The first Reading, (Jer 20:7-9), presented us with some of the struggles of Jeremiah as a prophet of the Lord. We recall that during his call as a prophet, (Jer 1:4-19), he was informed by the Lord that He knew him before his conception and, preceding his birth, He had consecrated him and appointed him a prophet. He was given authority over nations and kingdoms, “to uproot and pull down, to destroy and overthrow, to build and to plant.”
Jeremiah who loved his people, had to proclaim to them the inconvenient truth that there were consequences for idolatry, killing, stealing, and maltreating strangers. He felt a contradiction within himself whilst proclaiming the word of God. On one hand, he did not want evil to befall on the people of Israel; on the other hand, he had no option but to announce to them that calamity was on their doorstep unless they repented of their evil ways. Each time Jeremiah chose not to prophesy because of the pejorative words being used against him by the Israelites, and the negativity of the content of his message which he described as “violence and ruin” against his people; he felt an irresistible fire burning in his heart, he had no choice but to keep on proclaiming the Lord’s truths because the Lord had seduced him with His Mighty Power.
In the second Reading, (Rm 12:1-2), St Paul invited us to worship the Lord by offering our bodies as living sacrifices pleasing to Him. We offer our bodies as living sacrifice to the Lord by allowing the mind that was in Jesus Christ to be in us and realising that nothing will ever outweigh the supreme advantage of knowing Christ our Lord, (Phil 3:7-9).
The Gospel, (Mt 16:21-27), is a continuation of last Sunday’s passage in which Peter declared Jesus as, “the Christ, the Son of the living God.” Jesus was pleased with Peter’s declaration. He promised to build His church on the faith proclaimed by Peter, and he installed Peter as the leader of that church.
Now that the mystery of His being as the Christ of God, that is, the Messiah has been laid bare by Peter’s pronouncements; Jesus began to instruct His apostles on the full import of being the Messiah. In His teaching, He demonstrated to them that though the Scriptures said glorious things about the Messiah, which included being called Wonderful Counsellor, Mighty God, Everlasting Father, and Prince of Peace whose sovereignty would have no end, (Is 9:6-7); it also contain prophesies that the Messiah would be the suffering servant of God.

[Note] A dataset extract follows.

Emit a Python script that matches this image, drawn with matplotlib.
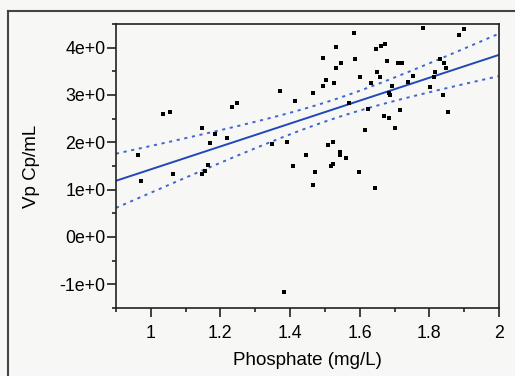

Isaiah had documented about the Messiah that, “Surely he took up our pain and bore our suffering, yet we considered him punished by God, stricken by him, and afflicted. But he was pierced for our transgressions, he was crushed for our iniquities; the punishment that brought us peace was on him, and by his wounds we are healed. We all, like sheep, have gone stray, each of us has turned to our own way; and the Lord has laid on him the iniquity of us all,” (Is 53:4-9).
Jesus in expounding God’s plan for Him to redeem the world, informed His disciples unequivocally that He was that suffering servant of the Lord and that the Lord had destined Him “ to go to Jerusalem and suffer grievously at the hands of the elders and chief priests and scribes, to be put to death and to be raised up on the third day.” This was shocking news to his followers especially Peter, whose idea of a Messiah was a political leader who would dethrone the Roman occupiers, (Acts 1:6-7). Peter took Jesus aside and made it clear to Him that He should recant His words about the Messiah being the suffering servant of the Lord. Jesus rebuked Peter, for though he meant well for Him, but at this juncture, he was operating purely at the human level devoid of divine insight.
Just as we pray in ‘Our Father’ that the will of God be done, so, must we follow Jesus who aligned His will with that of God during His temptation in the wilderness and at the Garden of Gethsemane and, who committed His Spirit to the Father on the Cross.
Like Jeremiah in the first Reading, Jesus would not shrink away from His responsibility as the Messiah. He was willing to carry His cross daily as He journeyed to His destiny. He invites us to carry our cross daily and follow Him. One’s cross may be a family feud or unemployment, or sickness, or addiction to gambling or drugs, or lack of friends, or pains of isolation, or bereavement, or betrayal, or not being believed.
Whatever our cross might me, let us offer them to Jesus as a living sacrifice. Amen.